Pale Gray for Guilt is one of the latter. Tush Bannon, one of Travis' old high school buddies, is killed by developers who want his land for a project, Travis swears revenge. Along with his sidekick, Dr. Meyer, a nationally known economist and fellow beach bum, McGee sets in motion a complicated and dangerous scam to entrap and bankrupt the killers.
On the whole I like the recovery novels better than the revenge novels, but this is one of the better of the latter sort. The plan is ingenious, the characters, as usual, well developed and the con victim so loathsome one is fully engaged in the effort to get the SOB.
This is probably not the best book to start out with McGee but, once hooked, this will make a very pleasant read.
A final note: MavDonald wrote many novels other than the McGee series-however, all McGee novels have a color in the title. If you're browsing for McGee, just select any novel with a color in the title, and there Travis will be.
13 of 16 people found the following review helpful.
Conning the Con Men
By sweetmolly
Tush Bannon, friend of Travis, a good and gentle man is killed horrifically by an anvil crushing his face and chest. First declared suicide-admittedly a peculiar way to do the deed--- later changed to murder. Tush owned a small marina whose acreage was a valuable parcel to the big bad business interests, and he was being squeezed out. He left a shocked and bereft wife and three young sons. Gallant Knight Travis rides to the rescue.

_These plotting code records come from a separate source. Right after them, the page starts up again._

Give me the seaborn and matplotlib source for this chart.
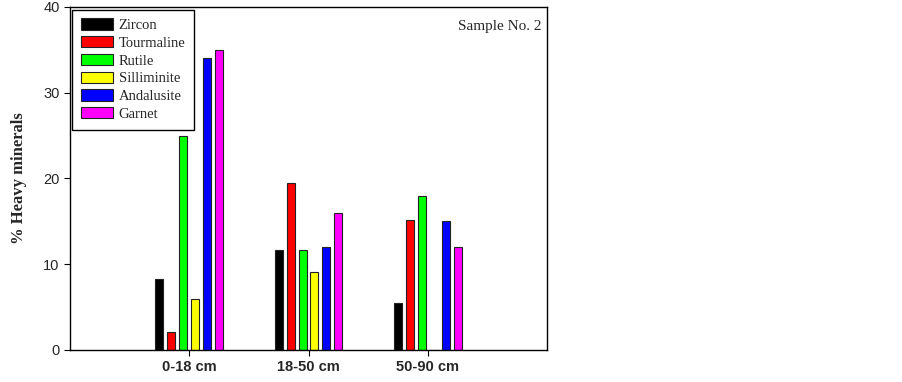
import pandas as pd
import seaborn as sns
from matplotlib import pyplot as plt

# data
depths = ['0-18 cm', '18-50 cm', '50-90 cm']
minerals = ['Zircon', 'Tourmaline', 'Rutile', 'Silliminite', 'Andalusite', 'Garnet']
zircon = [8.3, 11.7, 5.5]
tourmaline = [2.1, 19.5, 15.2]
rutile = [25.0, 11.7, 18.0]
silliminite = [5.9, 9.1, 0.0]
andalusite = [34.0, 12.0, 15.0]
garnet = [35.0, 16.0, 12.0]
colors = ['#000000', '#ff0000', '#00ff00', '#ffff00', '#0000ff', '#ff00ff']

values = [zircon, tourmaline, rutile, silliminite, andalusite, garnet]
rows = []
for m, vals in zip(minerals, values):
    for d, v in zip(depths, vals):
        rows.append({'depth': d, 'mineral': m, 'value': v})
df = pd.DataFrame(rows)

sns.set_style('white')
plt.rcParams['font.family'] = ['Liberation Sans', 'DejaVu Sans']

fig = plt.figure(figsize=(9.03, 3.82), dpi=100)
ax = fig.add_axes([0.0775, 0.0838, 0.5283, 0.8979])

sns.barplot(data=df, x='depth', y='value', hue='mineral', hue_order=minerals,
            order=depths, palette=colors, saturation=1, width=0.6, gap=1/3,
            edgecolor='#222222', linewidth=0.8, ax=ax)

ax.set_xlim(-1, 3)
ax.set_ylim(0, 40)
ax.set_yticks([0, 10, 20, 30, 40])
ax.tick_params(axis='both', direction='out', length=4, width=0.8, color='black',
               labelsize=10.5, bottom=True, left=True)
for lab in ax.get_xticklabels():
    lab.set_fontweight('bold')
ax.set_xlabel('')
ax.set_ylabel('% Heavy minerals', family='Liberation Serif', fontweight='bold',
              fontsize=12, labelpad=12)
for s in ax.spines.values():
    s.set_color('black')
    s.set_linewidth(1)

handles, labels = ax.get_legend_handles_labels()
ax.legend(handles, labels, loc='upper left', bbox_to_anchor=(0.004, 0.992),
          prop={'family': 'Liberation Serif', 'size': 10.5}, frameon=True,
          fancybox=False, edgecolor='black', framealpha=1,
          handlelength=2.2, handleheight=0.8, labelspacing=0.28,
          borderpad=0.6, handletextpad=0.4, borderaxespad=0)
ax.get_legend().get_frame().set_linewidth(1)

ax.text(0.988, 0.962, 'Sample No. 2', transform=ax.transAxes, ha='right', va='top',
        family='Liberation Serif', fontsize=11)

fig.savefig('out.png', dpi=100)
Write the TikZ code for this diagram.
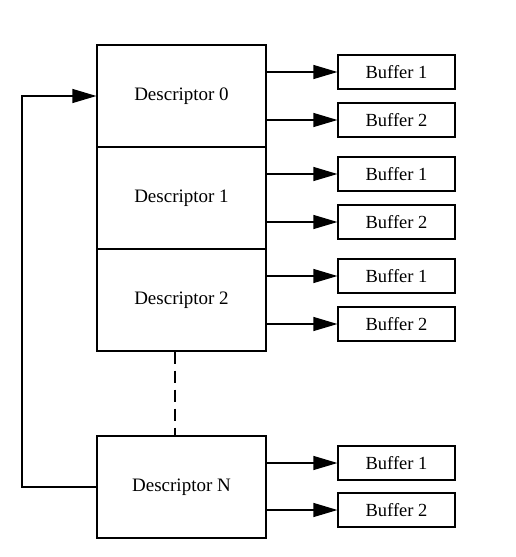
\documentclass[tikz,border=0pt]{standalone}
\usepackage{fontspec}
\setmainfont{Liberation Serif}
\usetikzlibrary{arrows, arrows.meta}
\tikzset{desc/.style = {shape = rectangle, draw, line width = 1.2pt, minimum width = 169pt, minimum height = 102pt, inner sep = 0pt, font = \fontsize{19}{22}\selectfont}}
\tikzset{buffer/.style = {shape = rectangle, draw, line width = 1.2pt, minimum width = 117pt, minimum height = 34pt, inner sep = 0pt, font = \fontsize{18.5}{22}\selectfont}}
\tikzset{edge/.style = {line width = 1.2pt, -{Triangle[length = 24pt, width = 14pt]}}}

\begin{document}
\begin{tikzpicture}[x = 1pt, y = -1pt]
			\useasboundingbox (0, 0) rectangle (515, 557);

			\node[desc] (d0) at (181.5, 96) {Descriptor 0};
			\node[desc] (d1) at (181.5, 198) {Descriptor 1};
			\node[desc] (d2) at (181.5, 300) {Descriptor 2};
			\node[desc] (dn) at (181.5, 487) {Descriptor N};

			\node[buffer] (b01) at (396.5, 72) {Buffer 1};
			\node[buffer] (b02) at (396.5, 120) {Buffer 2};
			\node[buffer] (b11) at (396.5, 174) {Buffer 1};
			\node[buffer] (b12) at (396.5, 222) {Buffer 2};
			\node[buffer] (b21) at (396.5, 276) {Buffer 1};
			\node[buffer] (b22) at (396.5, 324) {Buffer 2};
			\node[buffer] (bn1) at (396.5, 463) {Buffer 1};
			\node[buffer] (bn2) at (396.5, 510) {Buffer 2};

			\draw[edge] (d0.east |- b01) to (b01);
			\draw[edge] (d0.east |- b02) to (b02);
			\draw[edge] (d1.east |- b11) to (b11);
			\draw[edge] (d1.east |- b12) to (b12);
			\draw[edge] (d2.east |- b21) to (b21);
			\draw[edge] (d2.east |- b22) to (b22);
			\draw[edge] (dn.east |- bn1) to (bn1);
			\draw[edge] (dn.east |- bn2) to (bn2);

			% back to the first descriptor
			\coordinate (loop) at (22, 487);
			\draw[edge] (dn.west) -- (loop) |- (d0.west);

			% the descriptors in between
			\coordinate (gap) at (175, 0);
			\draw[line width = 1.2pt, dash pattern = on 12pt off 7pt] (gap |- d2.south) -- (gap |- dn.north);
		\end{tikzpicture}
\end{document}
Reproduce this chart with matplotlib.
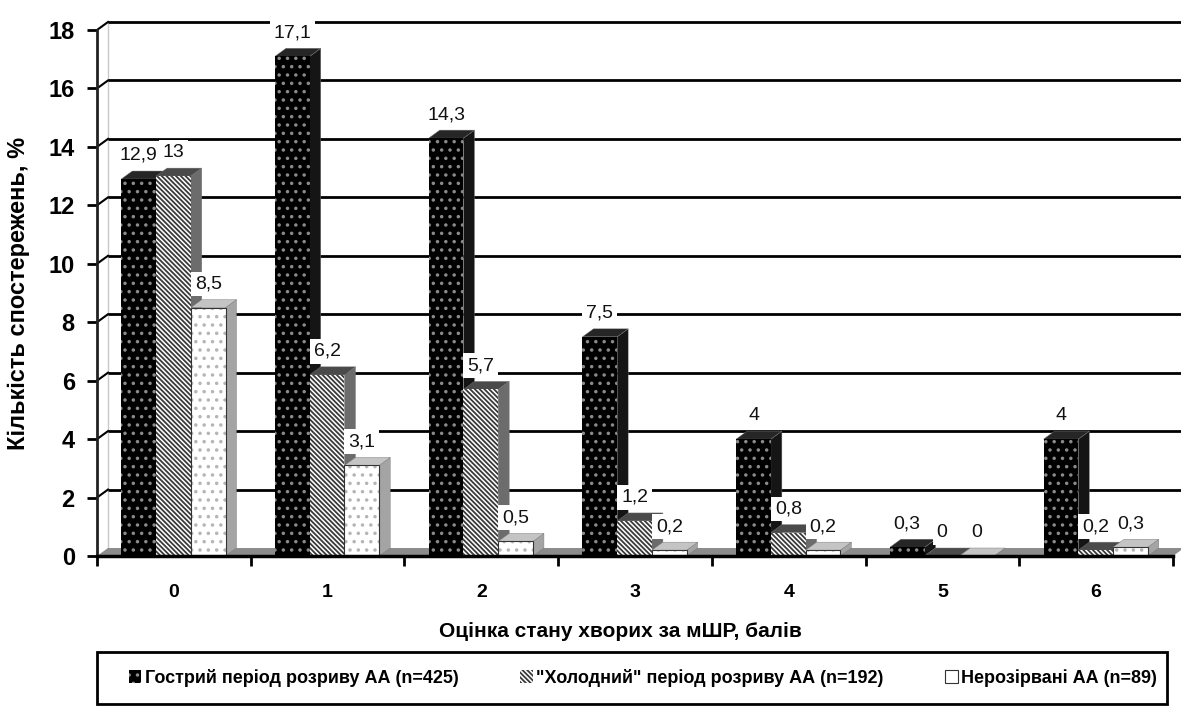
import numpy as np
import matplotlib
matplotlib.use("Agg")
import matplotlib.pyplot as plt
from matplotlib.patches import Polygon, Patch, Rectangle

# data
categories = [0, 1, 2, 3, 4, 5, 6]
acute = [12.9, 17.1, 14.3, 7.5, 4, 0.3, 4]
cold = [13, 6.2, 5.7, 1.2, 0.8, 0, 0.2]
unruptured = [8.5, 3.1, 0.5, 0.2, 0.2, 0, 0.3]
series_names = ['Гострий період розриву АА (n=425)',
                '"Холодний" період розриву АА (n=192)',
                'Нерозірвані АА (n=89)']

plt.rcParams['font.family'] = ['Liberation Sans', 'DejaVu Sans']
plt.rcParams['hatch.linewidth'] = 1.3

W, H = 1181, 717
fig = plt.figure(figsize=(W / 100, H / 100), dpi=100)
ax = fig.add_axes([97 / W, 1 - 556 / H, 1076 / W, 526 / H])
ax.set_xlim(-0.5, 6.5)
ax.set_ylim(0, 18)

# fake 3d depth (in data units)
dx = 11 / (1076 / 7)
dy = 8 / (526 / 18)

width = 0.226
offsets = [-0.229, -0.003, 0.223]
# front, side, top colours and hatch per series
styles = [
    dict(fc='black', hc='#8a8a8a', hatch='..', side='#151515', top='#262626', edge=None),
    dict(fc='white', hc='#3a3a3a', hatch='\\' * 7, side='#6c6c6c', top='#4a4a4a', edge=None),
    dict(fc='white', hc='#b5b5b5', hatch='..', side='#a4a4a4', top='#c4c4c4', edge='#333333'),
]
values = [acute, cold, unruptured]

x = np.array(categories, dtype=float)

# floor
ax.add_patch(Polygon([(-0.5, 0), (6.5, 0), (6.5 + dx, dy), (-0.5 + dx, dy)],
                     closed=True, fc='#8c8c8c', ec='none', zorder=1, clip_on=False))

# back wall gridlines
for v in range(2, 19, 2):
    ax.plot([-0.5 + dx, 6.5 + dx + 0.05], [v + dy, v + dy], color='black', lw=2,
            zorder=0.5, clip_on=False, solid_capstyle='butt')
    ax.plot([-0.5, -0.5 + dx], [v, v + dy], color='black', lw=1.5, zorder=0.5, clip_on=False)
ax.plot([-0.5 + dx, -0.5 + dx], [dy, 18 + dy], color='#c8c8c8', lw=1, zorder=0.4, clip_on=False)

# side and top faces, left to right
for ci in range(len(categories)):
    for si, (vals, st) in enumerate(zip(values, styles)):
        v = vals[ci]
        x0 = x[ci] + offsets[si] - width / 2
        x1 = x0 + width
        z = 2 + ci * 0.01 + si * 0.001
        ax.add_patch(Polygon([(x1, 0), (x1, v), (x1 + dx, v + dy), (x1 + dx, dy)], closed=True,
                             fc=st['side'], ec='#777777', lw=0.3, zorder=z))
        ax.add_patch(Polygon([(x0, v), (x1, v), (x1 + dx, v + dy), (x0 + dx, v + dy)], closed=True,
                             fc=st['top'], ec='#777777', lw=0.3, zorder=z + 0.0005))

# front faces
for si, (vals, st) in enumerate(zip(values, styles)):
    ax.bar(x + offsets[si], vals, width=width, color=st['fc'], edgecolor=st['hc'],
           hatch=st['hatch'], linewidth=0, zorder=3)
    if st['edge']:
        ax.bar(x + offsets[si], vals, width=width, fill=False, edgecolor=st['edge'],
               linewidth=0.8, zorder=3.1)

# value labels
for si, vals in enumerate(values):
    for ci, v in enumerate(vals):
        ax.annotate(f"{v:g}".replace('.', ','), xy=(x[ci] + offsets[si], v),
                    xytext=(0, 17), textcoords='offset points', ha='center', va='center',
                    fontsize=14, color='#111111', zorder=10,
                    bbox=dict(boxstyle='square,pad=0.2', fc='white', ec='none'))

# axes styling
for s in ['top', 'right']:
    ax.spines[s].set_visible(False)
ax.spines['left'].set_linewidth(2)
ax.spines['bottom'].set_linewidth(2.5)
ax.spines['left'].set_color('#222222')
ax.spines['left'].set_zorder(4)
ax.spines['bottom'].set_zorder(4)

ax.set_yticks(range(0, 19, 2))
ax.tick_params(axis='y', direction='out', length=7, width=2, pad=9, labelsize=17)
for t in ax.get_yticklabels():
    t.set_fontweight('bold')

ax.set_xticks(np.arange(-0.5, 7, 1))
ax.set_xticklabels([])
ax.set_xticks(x, minor=True)
ax.set_xticklabels([str(c) for c in categories], minor=True, fontsize=14, fontweight='bold')
ax.tick_params(axis='x', which='major', direction='out', length=7, width=2)
ax.tick_params(axis='x', which='minor', length=0, pad=20)

ax.set_ylabel('Кількість спостережень, %', fontsize=17, fontweight='bold')
ax.yaxis.set_label_coords(-0.062, 0.5)
ax.set_xlabel('Оцінка стану хворих за мШР, балів', fontsize=15, fontweight='bold')
ax.xaxis.set_label_coords(0.486, -0.125)

# legend with frame drawn separately
handles = [Patch(facecolor=st['fc'], edgecolor=st['hc'], hatch=st['hatch'], lw=0)
           for st in styles]
handles[2] = Patch(facecolor='white', edgecolor='#333333', lw=0.8)
fig.legend(handles, series_names, loc='center', ncol=3,
           bbox_to_anchor=(643 / W, 1 - 678 / H), frameon=False,
           handlelength=0.7, handleheight=0.7, handletextpad=0.2,
           columnspacing=3.4, prop=dict(weight='bold', size=13))
fig.add_artist(Rectangle((97 / W, 1 - 704 / H), 1070 / W, 52 / H, transform=fig.transFigure,
                         fill=False, ec='black', lw=2))

fig.savefig('out.png', dpi=100)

"Pale Gray for Guilt" was the 8th novel in the Travis McGee series, and I judge it as medium-good McGee. Published in 1968, it has an excellent contemporary flavor about it that captures the late `60s very well. The major flaw in the novel is the extraordinarily complicated sting set up by Meyer and Travis as revenge for Tush's demise. The big businessmen are set up to take a financial bath, and there are pages and pages devoted to capital gains, covering margins, selling short, etc. This has the effect of confining John Wayne to Wall St., not a happy or even very interesting state of affairs. However, Travis does get to expound, and wow his usual lusty women. (this one named Puss Killian-would such a name even be allowed today?) MacDonald allows Travis his special brand of sentimentality, "-went into the master bedroom and slipped out of the robe and into the giant bed and wished I wasn't too old to cry myself to sleep." No other tough private eye would ever be permited to think that way in print.
By the time this book was written, MacDonald had found his groove, though it was too bad he had to foist his interest in the stock market on Travis who, as we all well know, cares nothing about such things. It never happened again.
3 of 3 people found the following review helpful.
An excellent early McGee
By Brian D. Rubendall
Many of Travis McGee's 1960s adventures seem a bit dated today. In his earlier incarnation, McGee was less cynical but more of a hedonist. He became a more appealing hero the more world weary he beacme. Nevertheless, "Pale Gray for Guilt" is the best of the earlier books because it has a classic McGee story that could be the plot of an old west movie. Bad guys kill the hero's friend and the hero sets out for revenge. Only with McGee, you know the revenge won't be conventional in nature.